* _WORK TO BE COMPLETED_: Of the lines in the entries below, state how many hold the word "standalone". Say nothing else.

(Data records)
....

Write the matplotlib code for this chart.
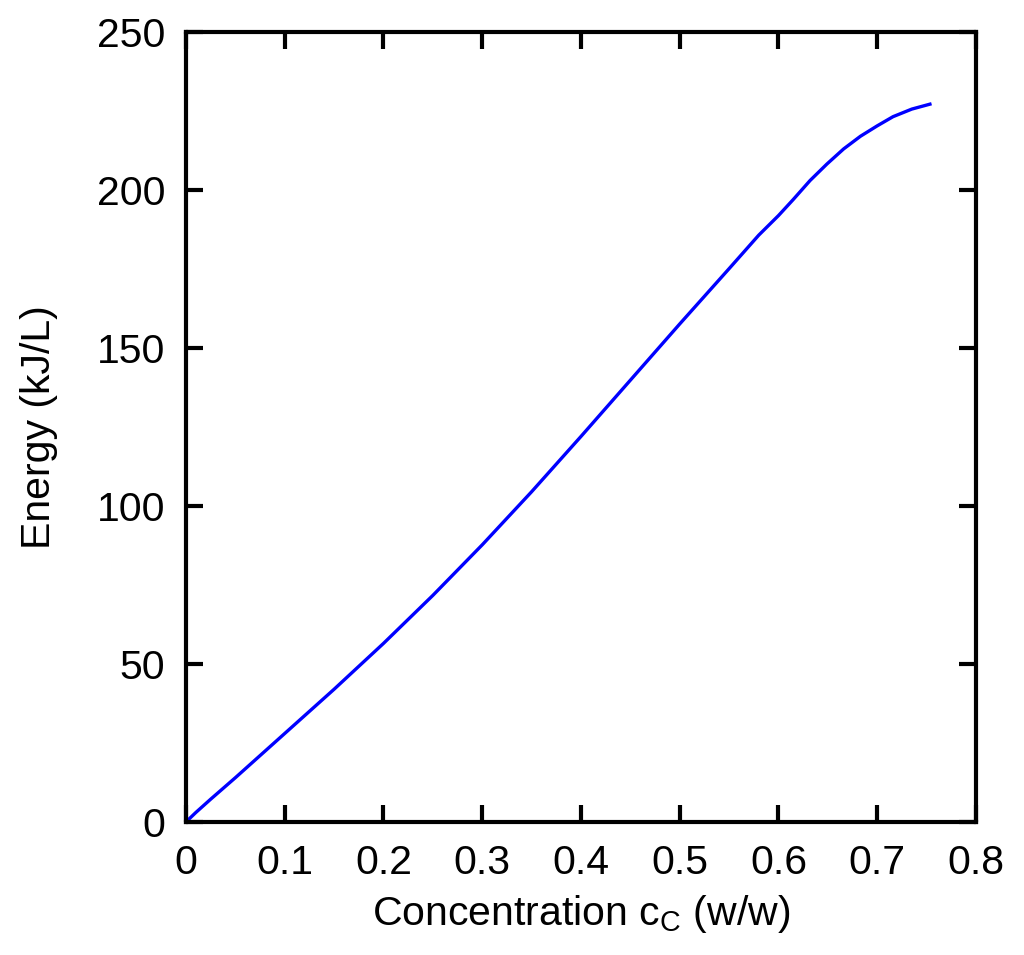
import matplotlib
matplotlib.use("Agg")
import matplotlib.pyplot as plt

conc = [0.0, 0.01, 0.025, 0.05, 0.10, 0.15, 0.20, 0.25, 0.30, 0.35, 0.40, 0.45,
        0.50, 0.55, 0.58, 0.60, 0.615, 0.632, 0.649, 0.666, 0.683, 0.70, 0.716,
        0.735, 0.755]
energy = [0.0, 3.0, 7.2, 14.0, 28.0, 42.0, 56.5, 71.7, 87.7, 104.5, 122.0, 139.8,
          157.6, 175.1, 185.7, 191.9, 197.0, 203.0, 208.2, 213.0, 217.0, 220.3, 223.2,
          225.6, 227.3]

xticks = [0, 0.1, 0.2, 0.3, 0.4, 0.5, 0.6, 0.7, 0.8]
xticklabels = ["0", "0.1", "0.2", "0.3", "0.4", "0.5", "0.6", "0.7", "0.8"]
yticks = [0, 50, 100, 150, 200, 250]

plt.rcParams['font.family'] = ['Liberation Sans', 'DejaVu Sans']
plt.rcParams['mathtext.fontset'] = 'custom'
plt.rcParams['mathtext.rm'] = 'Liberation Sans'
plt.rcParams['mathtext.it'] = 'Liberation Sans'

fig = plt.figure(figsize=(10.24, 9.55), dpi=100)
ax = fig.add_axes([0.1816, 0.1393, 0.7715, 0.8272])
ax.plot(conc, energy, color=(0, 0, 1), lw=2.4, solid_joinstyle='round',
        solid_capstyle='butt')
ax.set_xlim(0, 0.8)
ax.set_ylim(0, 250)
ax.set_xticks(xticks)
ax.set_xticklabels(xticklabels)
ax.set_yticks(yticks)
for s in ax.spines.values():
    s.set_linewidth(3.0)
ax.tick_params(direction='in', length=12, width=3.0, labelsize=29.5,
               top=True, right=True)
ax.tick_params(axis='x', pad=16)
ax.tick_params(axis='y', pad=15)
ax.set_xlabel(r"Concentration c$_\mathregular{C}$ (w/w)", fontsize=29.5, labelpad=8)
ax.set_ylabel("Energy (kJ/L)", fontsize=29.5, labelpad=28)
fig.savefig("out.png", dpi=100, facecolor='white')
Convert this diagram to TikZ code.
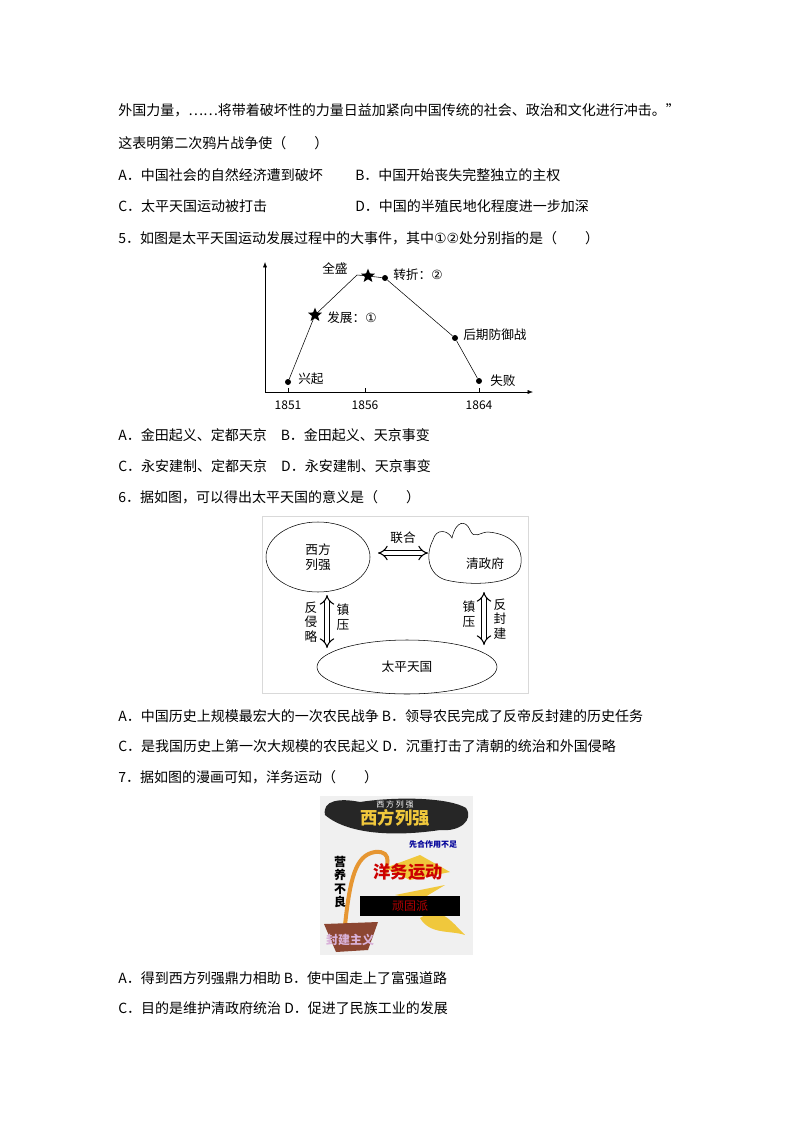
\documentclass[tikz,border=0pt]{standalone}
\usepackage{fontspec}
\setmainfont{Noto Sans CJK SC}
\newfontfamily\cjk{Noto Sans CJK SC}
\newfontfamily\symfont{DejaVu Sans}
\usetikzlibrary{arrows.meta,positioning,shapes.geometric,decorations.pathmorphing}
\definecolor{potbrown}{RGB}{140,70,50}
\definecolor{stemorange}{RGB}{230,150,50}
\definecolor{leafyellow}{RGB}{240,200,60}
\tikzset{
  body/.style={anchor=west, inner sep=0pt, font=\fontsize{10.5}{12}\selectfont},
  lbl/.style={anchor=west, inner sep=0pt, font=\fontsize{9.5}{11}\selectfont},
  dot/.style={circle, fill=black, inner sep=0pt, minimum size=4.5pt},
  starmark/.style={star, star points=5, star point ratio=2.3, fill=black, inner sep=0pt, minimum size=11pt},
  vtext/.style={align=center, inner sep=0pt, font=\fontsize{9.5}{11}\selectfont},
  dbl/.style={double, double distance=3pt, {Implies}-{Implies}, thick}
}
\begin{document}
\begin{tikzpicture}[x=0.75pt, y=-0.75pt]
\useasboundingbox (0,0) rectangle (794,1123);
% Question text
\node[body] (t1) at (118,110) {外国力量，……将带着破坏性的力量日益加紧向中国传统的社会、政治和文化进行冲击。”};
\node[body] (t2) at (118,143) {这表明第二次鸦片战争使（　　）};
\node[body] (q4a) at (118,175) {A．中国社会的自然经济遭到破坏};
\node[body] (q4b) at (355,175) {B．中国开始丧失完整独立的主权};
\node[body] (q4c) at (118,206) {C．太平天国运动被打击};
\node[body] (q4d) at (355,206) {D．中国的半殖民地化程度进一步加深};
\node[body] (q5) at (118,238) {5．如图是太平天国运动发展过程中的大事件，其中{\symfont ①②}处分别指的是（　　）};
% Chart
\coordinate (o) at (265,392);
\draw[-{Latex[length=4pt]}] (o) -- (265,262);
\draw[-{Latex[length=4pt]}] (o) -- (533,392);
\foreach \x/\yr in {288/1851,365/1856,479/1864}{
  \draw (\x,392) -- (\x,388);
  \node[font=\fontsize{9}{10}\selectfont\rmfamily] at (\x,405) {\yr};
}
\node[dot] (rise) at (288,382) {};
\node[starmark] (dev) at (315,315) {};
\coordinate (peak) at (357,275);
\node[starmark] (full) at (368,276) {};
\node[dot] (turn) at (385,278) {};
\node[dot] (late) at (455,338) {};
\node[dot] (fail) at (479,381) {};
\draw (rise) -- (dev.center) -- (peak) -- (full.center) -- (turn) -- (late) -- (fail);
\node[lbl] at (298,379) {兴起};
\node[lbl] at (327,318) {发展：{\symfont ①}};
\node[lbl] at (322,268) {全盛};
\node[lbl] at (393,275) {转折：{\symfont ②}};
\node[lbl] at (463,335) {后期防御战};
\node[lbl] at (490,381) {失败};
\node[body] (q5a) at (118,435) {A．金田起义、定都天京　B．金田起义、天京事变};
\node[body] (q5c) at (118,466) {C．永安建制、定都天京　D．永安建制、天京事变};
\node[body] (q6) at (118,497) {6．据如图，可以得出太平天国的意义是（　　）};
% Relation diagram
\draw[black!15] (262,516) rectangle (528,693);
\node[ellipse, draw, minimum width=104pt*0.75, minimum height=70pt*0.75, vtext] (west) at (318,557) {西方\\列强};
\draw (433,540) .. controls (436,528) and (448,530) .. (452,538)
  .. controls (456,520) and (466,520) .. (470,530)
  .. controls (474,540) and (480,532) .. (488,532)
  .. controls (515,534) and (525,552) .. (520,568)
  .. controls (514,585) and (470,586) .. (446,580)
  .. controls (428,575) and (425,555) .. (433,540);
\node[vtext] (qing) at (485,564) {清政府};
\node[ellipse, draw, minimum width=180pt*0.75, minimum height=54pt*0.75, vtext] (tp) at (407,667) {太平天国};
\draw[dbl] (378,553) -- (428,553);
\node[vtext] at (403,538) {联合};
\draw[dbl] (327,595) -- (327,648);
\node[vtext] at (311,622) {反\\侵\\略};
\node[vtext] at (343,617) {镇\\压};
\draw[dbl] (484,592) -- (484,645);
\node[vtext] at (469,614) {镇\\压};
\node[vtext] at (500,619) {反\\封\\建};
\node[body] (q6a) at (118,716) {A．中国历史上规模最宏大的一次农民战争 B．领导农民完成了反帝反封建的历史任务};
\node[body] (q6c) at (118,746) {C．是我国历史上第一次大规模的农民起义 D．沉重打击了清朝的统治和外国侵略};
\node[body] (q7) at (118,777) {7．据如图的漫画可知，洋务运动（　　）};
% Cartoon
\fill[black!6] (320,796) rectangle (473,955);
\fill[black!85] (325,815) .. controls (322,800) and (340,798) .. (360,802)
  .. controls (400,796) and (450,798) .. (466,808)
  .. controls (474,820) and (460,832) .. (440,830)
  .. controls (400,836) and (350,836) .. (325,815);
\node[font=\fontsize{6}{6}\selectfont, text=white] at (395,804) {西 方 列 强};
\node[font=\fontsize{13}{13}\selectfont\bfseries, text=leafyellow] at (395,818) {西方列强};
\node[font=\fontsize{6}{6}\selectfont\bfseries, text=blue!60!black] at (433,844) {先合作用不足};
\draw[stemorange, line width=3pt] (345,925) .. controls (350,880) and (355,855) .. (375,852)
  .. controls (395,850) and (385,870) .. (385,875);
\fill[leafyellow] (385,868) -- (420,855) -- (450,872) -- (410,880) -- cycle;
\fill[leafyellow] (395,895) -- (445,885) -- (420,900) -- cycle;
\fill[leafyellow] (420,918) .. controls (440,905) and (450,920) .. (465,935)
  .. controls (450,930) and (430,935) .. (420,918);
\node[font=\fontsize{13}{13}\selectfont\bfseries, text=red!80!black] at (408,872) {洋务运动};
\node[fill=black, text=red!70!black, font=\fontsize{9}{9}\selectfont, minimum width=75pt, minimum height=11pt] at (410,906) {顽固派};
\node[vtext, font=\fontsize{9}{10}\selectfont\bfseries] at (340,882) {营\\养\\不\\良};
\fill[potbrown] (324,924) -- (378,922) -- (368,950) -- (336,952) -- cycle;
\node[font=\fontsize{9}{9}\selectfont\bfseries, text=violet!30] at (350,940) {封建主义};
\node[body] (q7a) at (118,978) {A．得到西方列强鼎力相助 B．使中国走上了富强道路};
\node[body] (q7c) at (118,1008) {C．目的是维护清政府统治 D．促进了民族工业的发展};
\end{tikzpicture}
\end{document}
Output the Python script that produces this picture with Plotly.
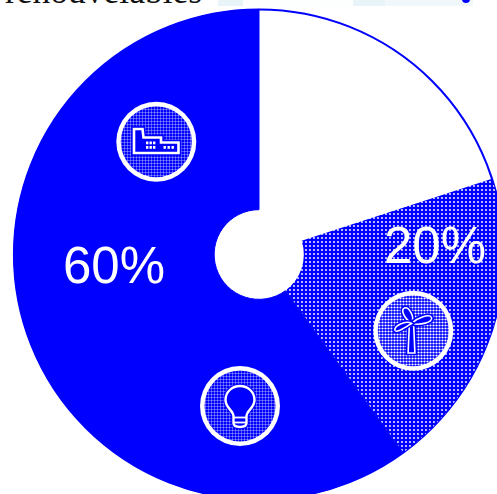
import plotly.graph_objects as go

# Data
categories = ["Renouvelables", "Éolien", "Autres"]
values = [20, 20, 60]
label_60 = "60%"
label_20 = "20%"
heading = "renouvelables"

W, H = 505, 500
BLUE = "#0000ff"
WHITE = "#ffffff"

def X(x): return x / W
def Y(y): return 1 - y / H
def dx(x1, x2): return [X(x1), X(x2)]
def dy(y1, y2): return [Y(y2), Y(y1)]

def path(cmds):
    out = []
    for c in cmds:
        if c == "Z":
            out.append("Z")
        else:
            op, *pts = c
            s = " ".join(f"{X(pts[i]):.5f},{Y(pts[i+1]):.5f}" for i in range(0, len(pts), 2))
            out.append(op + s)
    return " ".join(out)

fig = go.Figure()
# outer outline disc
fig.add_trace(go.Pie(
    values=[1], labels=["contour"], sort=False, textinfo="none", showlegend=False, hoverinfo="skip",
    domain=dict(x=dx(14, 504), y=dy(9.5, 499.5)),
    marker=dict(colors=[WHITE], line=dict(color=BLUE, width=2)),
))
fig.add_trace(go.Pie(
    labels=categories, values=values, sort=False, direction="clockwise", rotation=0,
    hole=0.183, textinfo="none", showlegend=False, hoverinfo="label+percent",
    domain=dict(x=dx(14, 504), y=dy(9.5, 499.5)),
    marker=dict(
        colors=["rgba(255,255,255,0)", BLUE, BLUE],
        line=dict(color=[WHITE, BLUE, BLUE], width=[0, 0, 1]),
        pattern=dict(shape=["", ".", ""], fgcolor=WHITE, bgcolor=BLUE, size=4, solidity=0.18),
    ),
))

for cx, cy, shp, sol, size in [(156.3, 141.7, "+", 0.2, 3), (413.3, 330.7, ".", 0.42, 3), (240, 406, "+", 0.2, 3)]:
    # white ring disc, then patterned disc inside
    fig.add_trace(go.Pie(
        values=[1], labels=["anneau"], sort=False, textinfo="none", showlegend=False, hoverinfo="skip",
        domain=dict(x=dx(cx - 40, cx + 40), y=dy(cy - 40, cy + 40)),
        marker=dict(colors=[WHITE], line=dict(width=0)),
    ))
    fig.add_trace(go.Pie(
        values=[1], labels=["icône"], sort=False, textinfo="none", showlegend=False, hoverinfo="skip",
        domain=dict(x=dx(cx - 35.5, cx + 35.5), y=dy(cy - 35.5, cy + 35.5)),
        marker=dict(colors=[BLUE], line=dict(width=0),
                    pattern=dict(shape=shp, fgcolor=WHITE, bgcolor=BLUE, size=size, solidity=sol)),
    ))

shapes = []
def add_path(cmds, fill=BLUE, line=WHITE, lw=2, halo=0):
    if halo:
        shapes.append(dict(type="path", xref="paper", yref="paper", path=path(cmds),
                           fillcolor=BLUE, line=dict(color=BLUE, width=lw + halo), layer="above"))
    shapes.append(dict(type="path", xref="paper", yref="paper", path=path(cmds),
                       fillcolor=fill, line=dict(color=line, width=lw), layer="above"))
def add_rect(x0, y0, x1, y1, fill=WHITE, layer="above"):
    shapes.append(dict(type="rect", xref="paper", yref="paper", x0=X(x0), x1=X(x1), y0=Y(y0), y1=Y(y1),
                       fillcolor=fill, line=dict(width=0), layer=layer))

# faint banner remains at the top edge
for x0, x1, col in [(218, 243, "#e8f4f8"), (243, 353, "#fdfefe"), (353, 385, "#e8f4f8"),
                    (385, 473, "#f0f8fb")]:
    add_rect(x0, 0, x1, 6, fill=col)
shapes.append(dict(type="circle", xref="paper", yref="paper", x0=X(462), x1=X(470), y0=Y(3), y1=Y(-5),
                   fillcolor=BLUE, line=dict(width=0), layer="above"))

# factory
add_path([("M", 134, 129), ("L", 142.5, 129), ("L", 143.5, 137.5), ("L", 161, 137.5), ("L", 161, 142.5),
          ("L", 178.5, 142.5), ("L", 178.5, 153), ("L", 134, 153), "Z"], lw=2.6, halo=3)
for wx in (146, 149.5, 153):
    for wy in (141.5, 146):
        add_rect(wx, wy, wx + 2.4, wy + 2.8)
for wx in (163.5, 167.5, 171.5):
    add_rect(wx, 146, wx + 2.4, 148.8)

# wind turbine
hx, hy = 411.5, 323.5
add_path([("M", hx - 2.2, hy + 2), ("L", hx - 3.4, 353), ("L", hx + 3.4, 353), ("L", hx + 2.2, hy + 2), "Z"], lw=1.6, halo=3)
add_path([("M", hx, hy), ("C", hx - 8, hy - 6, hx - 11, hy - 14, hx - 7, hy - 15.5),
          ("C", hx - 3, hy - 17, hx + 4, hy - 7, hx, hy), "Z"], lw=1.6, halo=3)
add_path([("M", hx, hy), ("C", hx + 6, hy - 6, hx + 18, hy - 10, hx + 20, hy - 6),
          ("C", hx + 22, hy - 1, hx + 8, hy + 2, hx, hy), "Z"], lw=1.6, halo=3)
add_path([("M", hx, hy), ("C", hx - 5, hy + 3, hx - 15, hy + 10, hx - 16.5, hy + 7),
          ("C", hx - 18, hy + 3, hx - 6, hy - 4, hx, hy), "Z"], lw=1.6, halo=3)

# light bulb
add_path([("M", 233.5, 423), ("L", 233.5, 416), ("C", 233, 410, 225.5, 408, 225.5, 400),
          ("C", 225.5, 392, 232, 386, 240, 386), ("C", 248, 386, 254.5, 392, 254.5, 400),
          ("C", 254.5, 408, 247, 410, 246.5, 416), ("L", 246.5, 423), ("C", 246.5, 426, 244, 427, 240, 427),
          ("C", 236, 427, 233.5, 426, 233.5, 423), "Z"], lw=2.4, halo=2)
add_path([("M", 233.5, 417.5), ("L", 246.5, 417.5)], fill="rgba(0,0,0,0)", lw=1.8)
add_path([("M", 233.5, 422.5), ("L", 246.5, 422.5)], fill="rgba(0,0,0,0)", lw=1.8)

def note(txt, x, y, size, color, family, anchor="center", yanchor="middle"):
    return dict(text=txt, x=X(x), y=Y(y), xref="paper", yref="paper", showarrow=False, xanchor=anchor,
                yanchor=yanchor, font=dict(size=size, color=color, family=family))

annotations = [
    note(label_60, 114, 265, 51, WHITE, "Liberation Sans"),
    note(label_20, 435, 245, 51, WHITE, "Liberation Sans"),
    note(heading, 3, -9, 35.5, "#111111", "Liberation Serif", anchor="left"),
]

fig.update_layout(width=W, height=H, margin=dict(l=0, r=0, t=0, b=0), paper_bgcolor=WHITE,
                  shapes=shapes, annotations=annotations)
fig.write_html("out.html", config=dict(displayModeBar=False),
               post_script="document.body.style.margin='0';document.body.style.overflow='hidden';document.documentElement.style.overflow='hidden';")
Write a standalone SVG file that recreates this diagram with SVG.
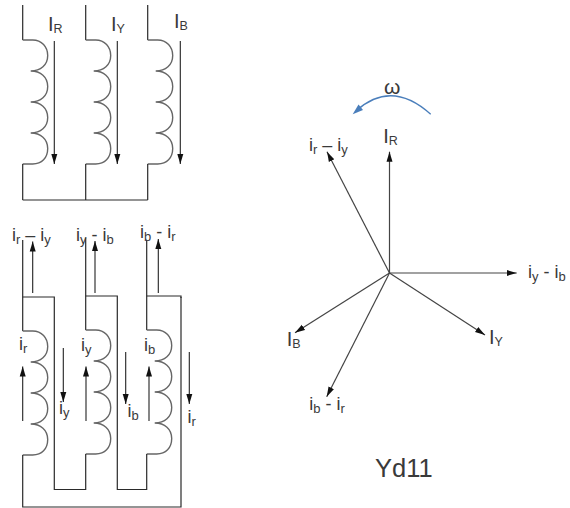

....

* _THE OUTPUT_: 2